A 3.0-litre supercharged V6 engine is used to get the coupé moving. It is capable of getting to 100km/h in 5.5 seconds, with all 280kW of power and 460Nm of torque being sent to the rear wheels.

Sitting between the rear diff and the power plant is an eight-speed gearbox, which went about its business without any fuss. The transmission sends propulsion rearwards as needed without any real questionable decisions at low or high speeds.

The combination of the V6, a stiff suspension set-up as well as a torque vectoring limited-slip diff and the $1,690 optional 380mm/3376mm (front/back) brakes imbue you with more than enough confidence to go through corners in a spirited fashion, with very few surprises between turning in and coming out the other side.

Our time with the vehicle was spent in both the city as well as on a country run out to Lithgow. The result was a fuel reading of 9.5 litres used per 100 km, a bit short of the 8.6-litre claim, but I am willing to admit the pedal did stay in close proximity to the floor on more than a few occasions.

Jaguar F-Type Review

Is it practical?

It is practical for the type of buyers this thing will appeal to. Obviously, you can't compare it to an SUV.

In terms of convenience, you can have a powered tailgate if you are willing to fork out $1,160 for it.

Boot space is actually pretty impressive too for a sports car such as this and with its shaping, you could easily get suitcases and overnight bags in there.

You don't get a spare tyre with the F-Type, just a tyre repair kit, to save weight.

Is it safe?

In order to be confident of getting your money's worth out of those rear tyres, you need to know if the F-Type is safe.
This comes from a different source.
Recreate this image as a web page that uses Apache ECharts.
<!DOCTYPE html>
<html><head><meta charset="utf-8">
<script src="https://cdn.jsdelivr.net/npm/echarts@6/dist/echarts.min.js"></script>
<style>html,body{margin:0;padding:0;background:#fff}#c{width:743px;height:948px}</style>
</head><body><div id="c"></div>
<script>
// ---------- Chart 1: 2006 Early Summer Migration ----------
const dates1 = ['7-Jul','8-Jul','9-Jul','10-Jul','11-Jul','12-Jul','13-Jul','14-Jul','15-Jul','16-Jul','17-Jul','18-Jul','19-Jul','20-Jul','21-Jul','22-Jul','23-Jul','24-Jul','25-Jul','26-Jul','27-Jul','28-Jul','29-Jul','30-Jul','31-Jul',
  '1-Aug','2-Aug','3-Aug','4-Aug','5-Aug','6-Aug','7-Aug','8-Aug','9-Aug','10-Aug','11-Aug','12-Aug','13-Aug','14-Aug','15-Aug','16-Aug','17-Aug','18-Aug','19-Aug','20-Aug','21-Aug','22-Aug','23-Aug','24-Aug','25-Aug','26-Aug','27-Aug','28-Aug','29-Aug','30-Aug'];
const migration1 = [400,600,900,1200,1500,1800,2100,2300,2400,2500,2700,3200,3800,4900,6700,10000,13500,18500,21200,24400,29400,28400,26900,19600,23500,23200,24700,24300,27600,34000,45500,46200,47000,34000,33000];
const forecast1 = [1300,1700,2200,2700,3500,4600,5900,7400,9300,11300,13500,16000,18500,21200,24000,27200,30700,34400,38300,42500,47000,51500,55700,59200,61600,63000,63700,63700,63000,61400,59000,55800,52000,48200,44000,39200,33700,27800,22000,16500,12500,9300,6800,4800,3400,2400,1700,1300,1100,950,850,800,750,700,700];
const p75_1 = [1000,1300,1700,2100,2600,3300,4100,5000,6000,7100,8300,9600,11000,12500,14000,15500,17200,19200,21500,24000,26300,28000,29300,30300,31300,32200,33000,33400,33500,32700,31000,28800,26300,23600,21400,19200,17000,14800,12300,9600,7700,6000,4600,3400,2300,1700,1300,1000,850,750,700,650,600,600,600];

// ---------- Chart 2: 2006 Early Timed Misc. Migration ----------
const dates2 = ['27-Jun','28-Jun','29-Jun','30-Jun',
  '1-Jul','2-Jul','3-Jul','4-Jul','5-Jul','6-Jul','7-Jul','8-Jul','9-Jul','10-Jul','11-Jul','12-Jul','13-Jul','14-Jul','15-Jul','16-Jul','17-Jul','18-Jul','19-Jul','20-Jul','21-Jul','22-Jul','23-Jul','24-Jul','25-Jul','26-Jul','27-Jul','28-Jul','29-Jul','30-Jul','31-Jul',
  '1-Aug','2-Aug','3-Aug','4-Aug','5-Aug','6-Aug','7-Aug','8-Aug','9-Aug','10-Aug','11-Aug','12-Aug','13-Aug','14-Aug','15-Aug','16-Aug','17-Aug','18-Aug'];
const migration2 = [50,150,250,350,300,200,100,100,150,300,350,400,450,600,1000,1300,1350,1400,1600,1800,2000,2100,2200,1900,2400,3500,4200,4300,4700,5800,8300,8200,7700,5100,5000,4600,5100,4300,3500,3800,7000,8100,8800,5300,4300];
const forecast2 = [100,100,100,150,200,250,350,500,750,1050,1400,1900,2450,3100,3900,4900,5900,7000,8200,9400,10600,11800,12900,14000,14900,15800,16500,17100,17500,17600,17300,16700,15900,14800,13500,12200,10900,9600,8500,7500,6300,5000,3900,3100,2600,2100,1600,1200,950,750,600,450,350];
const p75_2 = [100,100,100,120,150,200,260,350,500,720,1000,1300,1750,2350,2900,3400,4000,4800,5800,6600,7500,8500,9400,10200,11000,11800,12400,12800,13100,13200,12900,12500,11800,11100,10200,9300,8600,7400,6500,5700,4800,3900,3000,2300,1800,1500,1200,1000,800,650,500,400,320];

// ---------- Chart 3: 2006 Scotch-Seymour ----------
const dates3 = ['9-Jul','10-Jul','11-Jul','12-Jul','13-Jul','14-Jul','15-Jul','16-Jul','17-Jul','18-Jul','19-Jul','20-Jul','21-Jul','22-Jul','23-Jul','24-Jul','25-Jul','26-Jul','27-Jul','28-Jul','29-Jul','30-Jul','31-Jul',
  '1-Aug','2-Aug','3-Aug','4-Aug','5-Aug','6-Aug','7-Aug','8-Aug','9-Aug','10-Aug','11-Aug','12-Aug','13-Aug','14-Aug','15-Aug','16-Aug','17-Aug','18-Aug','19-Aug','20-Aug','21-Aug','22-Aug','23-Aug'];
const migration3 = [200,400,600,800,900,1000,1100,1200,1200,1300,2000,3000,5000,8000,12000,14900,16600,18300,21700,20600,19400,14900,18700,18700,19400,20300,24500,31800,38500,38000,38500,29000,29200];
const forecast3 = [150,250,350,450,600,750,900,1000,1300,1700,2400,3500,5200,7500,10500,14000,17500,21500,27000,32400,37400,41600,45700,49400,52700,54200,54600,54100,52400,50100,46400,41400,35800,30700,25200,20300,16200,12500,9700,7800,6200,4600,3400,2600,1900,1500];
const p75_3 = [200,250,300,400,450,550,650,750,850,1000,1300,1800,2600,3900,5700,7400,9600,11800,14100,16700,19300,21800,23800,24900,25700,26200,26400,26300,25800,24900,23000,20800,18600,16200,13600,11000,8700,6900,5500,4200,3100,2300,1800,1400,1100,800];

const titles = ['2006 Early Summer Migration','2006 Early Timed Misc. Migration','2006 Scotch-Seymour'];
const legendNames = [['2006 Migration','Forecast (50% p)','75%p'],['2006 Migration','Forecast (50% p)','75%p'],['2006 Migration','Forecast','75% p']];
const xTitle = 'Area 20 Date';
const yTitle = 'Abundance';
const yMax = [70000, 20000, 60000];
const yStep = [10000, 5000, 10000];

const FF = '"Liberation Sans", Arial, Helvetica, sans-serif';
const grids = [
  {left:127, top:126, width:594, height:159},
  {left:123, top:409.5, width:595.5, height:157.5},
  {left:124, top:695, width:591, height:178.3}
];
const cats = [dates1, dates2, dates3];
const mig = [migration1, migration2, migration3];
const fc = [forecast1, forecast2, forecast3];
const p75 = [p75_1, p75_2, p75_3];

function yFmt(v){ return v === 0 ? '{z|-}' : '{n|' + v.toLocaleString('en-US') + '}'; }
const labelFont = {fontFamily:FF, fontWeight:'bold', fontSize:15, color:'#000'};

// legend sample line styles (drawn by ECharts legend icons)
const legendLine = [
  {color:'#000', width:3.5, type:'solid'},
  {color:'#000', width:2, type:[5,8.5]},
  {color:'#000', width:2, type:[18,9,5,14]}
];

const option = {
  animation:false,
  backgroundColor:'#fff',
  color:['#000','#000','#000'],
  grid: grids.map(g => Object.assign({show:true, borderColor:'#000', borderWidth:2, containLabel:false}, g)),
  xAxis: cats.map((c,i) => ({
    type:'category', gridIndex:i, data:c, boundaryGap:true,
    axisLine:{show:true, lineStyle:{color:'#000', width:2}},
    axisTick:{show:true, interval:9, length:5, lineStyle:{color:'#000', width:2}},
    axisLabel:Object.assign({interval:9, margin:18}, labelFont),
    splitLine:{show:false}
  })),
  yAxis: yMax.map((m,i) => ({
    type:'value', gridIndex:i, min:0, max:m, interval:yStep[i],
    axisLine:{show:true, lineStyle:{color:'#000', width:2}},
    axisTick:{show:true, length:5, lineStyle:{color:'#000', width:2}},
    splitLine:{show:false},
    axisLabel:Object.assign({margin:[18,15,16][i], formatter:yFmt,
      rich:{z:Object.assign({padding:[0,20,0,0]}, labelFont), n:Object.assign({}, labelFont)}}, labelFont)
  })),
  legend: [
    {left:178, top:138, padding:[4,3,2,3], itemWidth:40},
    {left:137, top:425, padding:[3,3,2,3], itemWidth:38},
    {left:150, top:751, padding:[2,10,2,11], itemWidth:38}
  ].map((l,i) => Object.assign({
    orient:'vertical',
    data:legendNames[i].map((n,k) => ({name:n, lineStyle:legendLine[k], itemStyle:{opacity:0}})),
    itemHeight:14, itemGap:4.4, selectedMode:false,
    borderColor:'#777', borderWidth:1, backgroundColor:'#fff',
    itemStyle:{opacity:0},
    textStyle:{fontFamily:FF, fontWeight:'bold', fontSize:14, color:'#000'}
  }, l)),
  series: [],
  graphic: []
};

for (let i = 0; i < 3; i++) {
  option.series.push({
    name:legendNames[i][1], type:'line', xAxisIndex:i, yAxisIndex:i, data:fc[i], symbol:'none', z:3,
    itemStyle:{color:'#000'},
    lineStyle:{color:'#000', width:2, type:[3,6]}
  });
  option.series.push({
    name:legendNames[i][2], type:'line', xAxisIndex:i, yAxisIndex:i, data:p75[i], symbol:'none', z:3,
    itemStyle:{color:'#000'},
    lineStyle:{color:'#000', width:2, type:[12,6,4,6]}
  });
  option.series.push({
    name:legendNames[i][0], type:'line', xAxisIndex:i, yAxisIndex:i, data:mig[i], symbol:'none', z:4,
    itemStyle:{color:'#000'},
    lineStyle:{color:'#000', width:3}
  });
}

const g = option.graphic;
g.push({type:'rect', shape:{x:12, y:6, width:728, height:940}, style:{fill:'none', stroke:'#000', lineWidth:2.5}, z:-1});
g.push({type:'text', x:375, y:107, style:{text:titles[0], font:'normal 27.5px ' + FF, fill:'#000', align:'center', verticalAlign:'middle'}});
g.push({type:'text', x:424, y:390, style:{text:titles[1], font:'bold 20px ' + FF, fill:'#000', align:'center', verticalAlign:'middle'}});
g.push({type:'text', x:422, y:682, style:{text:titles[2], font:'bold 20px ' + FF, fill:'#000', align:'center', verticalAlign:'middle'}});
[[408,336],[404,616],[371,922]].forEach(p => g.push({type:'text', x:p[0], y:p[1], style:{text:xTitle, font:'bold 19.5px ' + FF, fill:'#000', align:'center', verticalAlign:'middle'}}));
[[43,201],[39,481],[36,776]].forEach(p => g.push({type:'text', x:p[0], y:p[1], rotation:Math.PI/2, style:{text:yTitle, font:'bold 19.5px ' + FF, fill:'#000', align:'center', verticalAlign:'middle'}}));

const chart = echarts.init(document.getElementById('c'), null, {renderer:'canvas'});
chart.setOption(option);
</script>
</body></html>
You get the following safety systems on the vehicle:

  • Emergency brake assist
  • Lane keep assist
  • Front and rear parking aids
  • Driver condition monitor
  • Cruise control
  • Reversing camera
  • Pedestrian contact sensing
  • Auto-dimming, power fold, heated door mirrors.

The Verdict

The Jaguar F-Type Chequered flag edition is a car you are going to want to show off. You don't see many F-Types on the road, so it is a vehicle that stands out. It is a strong performer too, with a setup that inspires confidence when putting the pedal down, but it remains comfortable enough to hop in and drive for hours.

This big cat does come at a price though.